Example: There is a fight at a hotdog stand between Tom and Dick. Dick decides to spray Tom with a water bottle and then squirts mustard all over him. Tom holds up his arms defensively and asks Dick to step back. Instead Dick winds up for a punch. Tom knocks him with one punch to Dick’s face. Dick falls back and loses his hearing. He is hearing impaired for the rest of his life. Tom is then charged with felony Assault with the allegation of inflicting Great Bodily Injury. After the preliminary hearing, the argument that Tom acted in self defense can be made as an affirmative defense to the charges.
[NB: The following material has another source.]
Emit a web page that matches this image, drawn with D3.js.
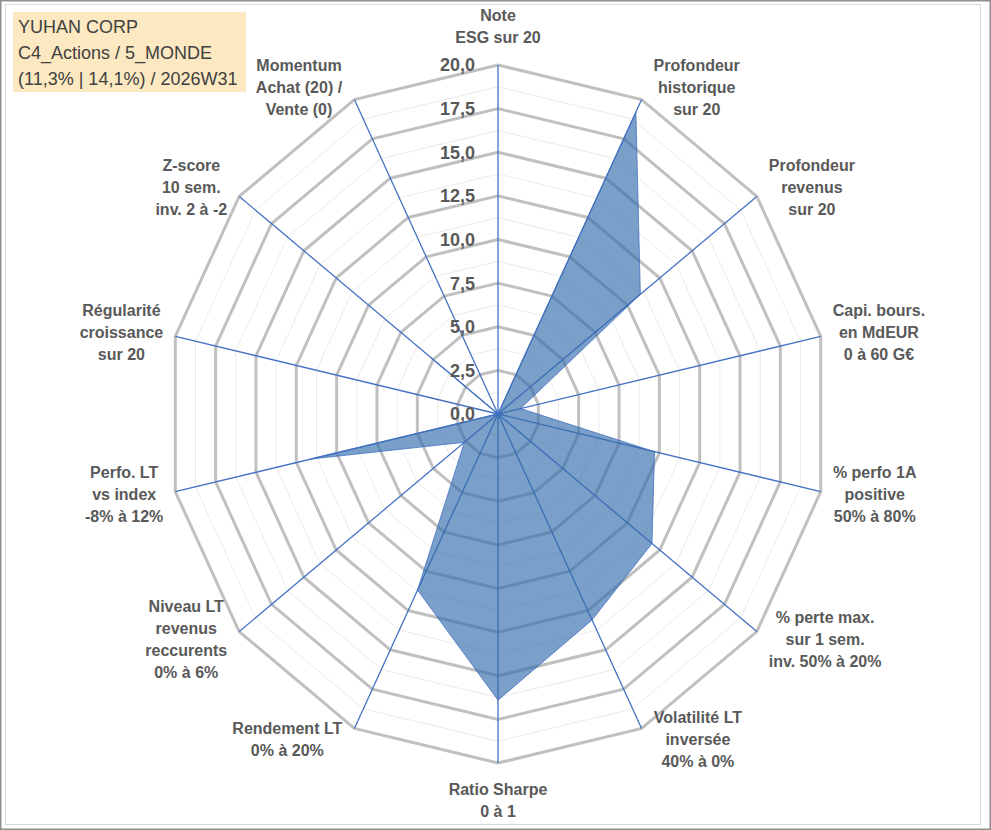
<!DOCTYPE html>
<html>
<head>
<meta charset="utf-8">
<script src="https://cdn.jsdelivr.net/npm/d3@7"></script>
<style>
  body { margin: 0; background: #fff; }
  svg { display: block; }
</style>
</head>
<body>
<svg id="chart"></svg>
<script>
// axes of the radar, clockwise from the top
const categories = [
  ["Note", "ESG sur 20"],
  ["Profondeur", "historique", "sur 20"],
  ["Profondeur", "revenus", "sur 20"],
  ["Capi. bours.", "en MdEUR", "0 à 60 G€"],
  ["% perfo 1A", "positive", "50% à 80%"],
  ["% perte max.", "sur 1 sem.", "inv. 50% à 20%"],
  ["Volatilité LT", "inversée", "40% à 0%"],
  ["Ratio Sharpe", "0 à 1"],
  ["Rendement LT", "0% à 20%"],
  ["Niveau LT", "revenus", "reccurents", "0% à 6%"],
  ["Perfo. LT", "vs index", "-8% à 12%"],
  ["Régularité", "croissance", "sur 20"],
  ["Z-score", "10 sem.", "inv. 2 à -2"],
  ["Momentum", "Achat (20) /", "Vente (0)"]
];
const scores = [0, 19.2, 11.0, 1.4, 9.7, 11.9, 13.1, 16.4, 11.2, 2.6, 11.6, 0, 5.2, 0];
const tickValues = [0, 2.5, 5, 7.5, 10, 12.5, 15, 17.5, 20];
const titleLines = ["YUHAN CORP", "C4_Actions / 5_MONDE", "(11,3% | 14,1%) / 2026W31"];

const width = 991, height = 830;
const cx = 498, cy = 414;
const n = categories.length;

const svg = d3.select("#chart").attr("width", width).attr("height", height);

// frame
svg.append("rect").attr("x", 0.75).attr("y", 0.75).attr("width", 989.5).attr("height", 828.5)
   .attr("fill", "#fff").attr("stroke", "#8f8f8f").attr("stroke-width", 1.5);
svg.append("rect").attr("x", 5.5).attr("y", 4.5).attr("width", 975).attr("height", 820)
   .attr("fill", "none").attr("stroke", "#d9d9d9");

// the picture is slightly narrower than tall
const rX = d3.scaleLinear().domain([0, 20]).range([0, 331]);
const rY = d3.scaleLinear().domain([0, 20]).range([0, 349]);
const angle = d3.scaleLinear().domain([0, n]).range([0, 2 * Math.PI]);

const px = (i, v) => cx + rX(v) * Math.sin(angle(i));
const py = (i, v) => cy - rY(v) * Math.cos(angle(i));

const ringLine = d3.line();
const ring = v => ringLine(d3.range(n + 1).map(i => [px(i % n, v), py(i % n, v)]));

const g = svg.append("g");

// minor rings
g.selectAll(".minor")
  .data(tickValues.slice(1).map(t => t - 1.25))
  .enter().append("path")
  .attr("d", ring)
  .attr("fill", "none").attr("stroke", "#ebebeb").attr("stroke-width", 1);

// major rings
g.selectAll(".major")
  .data(tickValues.slice(1))
  .enter().append("path")
  .attr("d", ring)
  .attr("fill", "none").attr("stroke", "#c0c0c0").attr("stroke-width", 3);

// spokes
g.selectAll(".spoke")
  .data(categories)
  .enter().append("line")
  .attr("x1", cx).attr("y1", cy)
  .attr("x2", (d, i) => px(i, 20))
  .attr("y2", (d, i) => py(i, 20))
  .attr("stroke", "#4472c4").attr("stroke-width", 1.3);

// series
svg.append("path")
  .attr("d", ringLine(scores.map((v, i) => [px(i, v), py(i, v)])) + "Z")
  .attr("fill", "#336cab").attr("fill-opacity", 0.65)
  .attr("stroke", "#4472c4").attr("stroke-width", 1).attr("stroke-opacity", 0.8)
  .attr("stroke-linejoin", "round");

// tick labels along the top axis
const fr = d3.formatLocale({decimal: ",", thousands: " ", grouping: [3], currency: ["", "€"]}).format(".1f");
svg.selectAll(".tick")
  .data(tickValues)
  .enter().append("text")
  .attr("x", cx - 23)
  .attr("y", d => py(0, d))
  .attr("dy", "0.36em")
  .attr("text-anchor", "end")
  .attr("font-family", "'Liberation Sans', Arial, sans-serif")
  .attr("font-weight", "bold").attr("font-size", "18px").attr("fill", "#595959")
  .text(fr);

// category labels
const lineH = 22;
categories.forEach((lines, i) => {
  const a = angle(i), s = Math.sin(a), c = Math.cos(a);
  const ex = px(i, 20), ey = py(i, 20);
  const t = svg.append("text")
    .attr("font-family", "'Liberation Sans', Arial, sans-serif")
    .attr("font-weight", "bold").attr("font-size", "16px").attr("fill", "#595959")
    .attr("text-anchor", "middle");
  const spans = t.selectAll("tspan").data(lines).enter().append("tspan")
    .attr("x", 0).attr("y", (d, k) => k * lineH)
    .text(d => d);
  const w = t.node().getBBox().width;
  const h = lines.length * lineH;
  let x, y0;
  if (Math.abs(s) < 0.05) {
    x = ex;
    y0 = c > 0 ? ey - 22 - (lines.length - 1) * lineH : ey + 32;
  } else {
    x = ex + Math.sign(s) * (w / 2 + 12);
    y0 = ey - c * 13 - h / 2 + 16;
  }
  spans.attr("x", x).attr("y", (d, k) => y0 + k * lineH);
});

// title box
svg.append("rect").attr("x", 13).attr("y", 12).attr("width", 233).attr("height", 80)
   .attr("fill", "#fde9c1");
svg.append("text")
  .attr("font-family", "'Liberation Sans', Arial, sans-serif")
  .attr("font-size", "18px").attr("fill", "#404040")
  .selectAll("tspan").data(titleLines).enter().append("tspan")
  .attr("x", 18).attr("y", (d, k) => 33 + k * 26)
  .text(d => d);
</script>
</body>
</html>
The Assault elements can be attacked as well as the Great Bodily Injury allegation.

IV. What happens after the Preliminary hearing?

If a judge finds that there is sufficient evidence showing probable cause that the crime has been committed and it was committed by the defendant, the judge will “hold the defendant ready to answer.” People v. Slaughter(1984) 35 C3d 629,637; Williams v. Superior Court(1969) 71 C2d 1144, 1147; see Cal Const art I, §14; People v. Encerti (1982) 130 CA3d 791. The prosecution may then file an information to the trial court. The information is similar to the criminal complaint you received at your arraignment. It outlines the charges against you in which the DA is going to attempt to prove at trial.
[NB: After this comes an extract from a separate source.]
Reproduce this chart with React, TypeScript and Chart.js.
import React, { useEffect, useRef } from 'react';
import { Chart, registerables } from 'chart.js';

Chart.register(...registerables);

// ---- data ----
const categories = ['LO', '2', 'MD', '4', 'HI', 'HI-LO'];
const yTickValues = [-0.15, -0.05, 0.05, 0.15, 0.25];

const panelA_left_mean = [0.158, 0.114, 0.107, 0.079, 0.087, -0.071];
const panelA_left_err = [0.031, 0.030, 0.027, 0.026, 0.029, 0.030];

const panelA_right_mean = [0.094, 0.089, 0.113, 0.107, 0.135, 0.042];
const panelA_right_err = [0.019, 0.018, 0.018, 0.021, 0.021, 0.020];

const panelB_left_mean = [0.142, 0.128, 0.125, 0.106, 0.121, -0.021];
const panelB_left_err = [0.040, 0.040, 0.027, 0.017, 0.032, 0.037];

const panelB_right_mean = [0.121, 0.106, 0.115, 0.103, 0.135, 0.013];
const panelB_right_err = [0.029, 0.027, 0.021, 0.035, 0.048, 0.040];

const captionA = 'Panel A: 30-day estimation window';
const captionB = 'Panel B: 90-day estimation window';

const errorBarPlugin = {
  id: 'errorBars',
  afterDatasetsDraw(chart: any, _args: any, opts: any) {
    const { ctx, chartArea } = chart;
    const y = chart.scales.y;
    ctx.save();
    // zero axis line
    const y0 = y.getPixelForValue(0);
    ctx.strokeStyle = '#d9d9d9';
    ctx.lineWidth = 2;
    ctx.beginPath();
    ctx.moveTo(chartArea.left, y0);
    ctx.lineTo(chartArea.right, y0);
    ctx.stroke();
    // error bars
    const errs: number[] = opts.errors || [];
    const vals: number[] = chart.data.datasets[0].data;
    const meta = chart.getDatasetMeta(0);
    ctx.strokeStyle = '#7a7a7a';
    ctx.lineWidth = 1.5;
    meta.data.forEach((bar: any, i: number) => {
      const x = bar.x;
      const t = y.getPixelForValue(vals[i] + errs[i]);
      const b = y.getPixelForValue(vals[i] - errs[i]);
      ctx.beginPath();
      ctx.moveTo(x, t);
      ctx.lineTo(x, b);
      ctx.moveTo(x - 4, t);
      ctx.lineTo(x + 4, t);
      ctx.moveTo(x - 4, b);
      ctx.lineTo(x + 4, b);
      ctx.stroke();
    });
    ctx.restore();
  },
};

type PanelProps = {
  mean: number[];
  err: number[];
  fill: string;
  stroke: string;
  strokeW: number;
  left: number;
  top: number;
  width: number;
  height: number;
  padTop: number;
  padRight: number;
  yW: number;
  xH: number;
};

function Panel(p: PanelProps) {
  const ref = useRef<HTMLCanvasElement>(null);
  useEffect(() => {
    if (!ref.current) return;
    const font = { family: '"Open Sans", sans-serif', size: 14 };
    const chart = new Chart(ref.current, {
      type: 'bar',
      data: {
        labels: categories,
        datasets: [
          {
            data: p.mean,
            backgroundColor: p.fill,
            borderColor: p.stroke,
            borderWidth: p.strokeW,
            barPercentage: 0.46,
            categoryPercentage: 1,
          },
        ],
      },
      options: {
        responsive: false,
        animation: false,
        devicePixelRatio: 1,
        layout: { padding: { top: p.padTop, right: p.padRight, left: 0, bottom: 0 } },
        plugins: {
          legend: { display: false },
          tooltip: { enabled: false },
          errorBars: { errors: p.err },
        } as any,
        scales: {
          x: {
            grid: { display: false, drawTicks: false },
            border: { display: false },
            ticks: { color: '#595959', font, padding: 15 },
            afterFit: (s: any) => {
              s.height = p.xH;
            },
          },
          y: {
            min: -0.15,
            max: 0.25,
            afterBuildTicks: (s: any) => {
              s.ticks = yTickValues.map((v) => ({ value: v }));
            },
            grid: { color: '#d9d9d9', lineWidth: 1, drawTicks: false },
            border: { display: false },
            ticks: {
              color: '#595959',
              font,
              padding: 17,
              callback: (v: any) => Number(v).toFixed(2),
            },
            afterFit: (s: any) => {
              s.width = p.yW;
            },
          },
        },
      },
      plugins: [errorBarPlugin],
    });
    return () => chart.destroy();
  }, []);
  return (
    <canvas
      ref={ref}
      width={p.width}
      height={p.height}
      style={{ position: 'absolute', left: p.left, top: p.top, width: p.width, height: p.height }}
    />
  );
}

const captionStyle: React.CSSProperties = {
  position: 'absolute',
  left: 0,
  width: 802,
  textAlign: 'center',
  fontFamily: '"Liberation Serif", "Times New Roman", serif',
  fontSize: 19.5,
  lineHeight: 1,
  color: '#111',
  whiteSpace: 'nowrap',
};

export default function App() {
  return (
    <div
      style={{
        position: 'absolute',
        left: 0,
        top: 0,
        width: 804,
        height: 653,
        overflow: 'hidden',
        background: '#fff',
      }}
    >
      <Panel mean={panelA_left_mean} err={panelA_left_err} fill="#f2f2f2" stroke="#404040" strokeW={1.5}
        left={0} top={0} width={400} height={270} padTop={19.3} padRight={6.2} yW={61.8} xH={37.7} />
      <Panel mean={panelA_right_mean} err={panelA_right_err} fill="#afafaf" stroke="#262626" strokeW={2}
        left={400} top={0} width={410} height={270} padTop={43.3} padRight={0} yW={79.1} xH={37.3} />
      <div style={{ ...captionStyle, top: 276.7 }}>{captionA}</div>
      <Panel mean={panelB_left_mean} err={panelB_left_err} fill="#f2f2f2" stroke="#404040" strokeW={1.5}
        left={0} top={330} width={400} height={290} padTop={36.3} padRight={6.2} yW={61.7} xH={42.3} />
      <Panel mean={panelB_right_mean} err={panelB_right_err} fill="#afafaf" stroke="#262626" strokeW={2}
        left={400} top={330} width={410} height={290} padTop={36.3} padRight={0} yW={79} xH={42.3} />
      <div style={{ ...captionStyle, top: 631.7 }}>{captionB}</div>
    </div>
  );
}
V. How can a criminal defense attorney help you with a preliminary hearing?

I can thoroughly examine the charges brought against you and raise doubt that there was a crime committed and that the alleged defendant committed it. A criminal defense attorney will review all evidence and, if appropriate, file a motion to dismiss on insufficiency of the evidence at the conclusion of the preliminary hearing. The DA must prove all elements of a criminal charge with the evidence provided; if the evidence can not convince a judge there is probable cause to support the charges, our criminal law firm would argue for dismissal. A dismissal at a preliminary hearing is highly unlikely, but the argument for a dismissal should be made to preserve the record in the event that there is an appeal.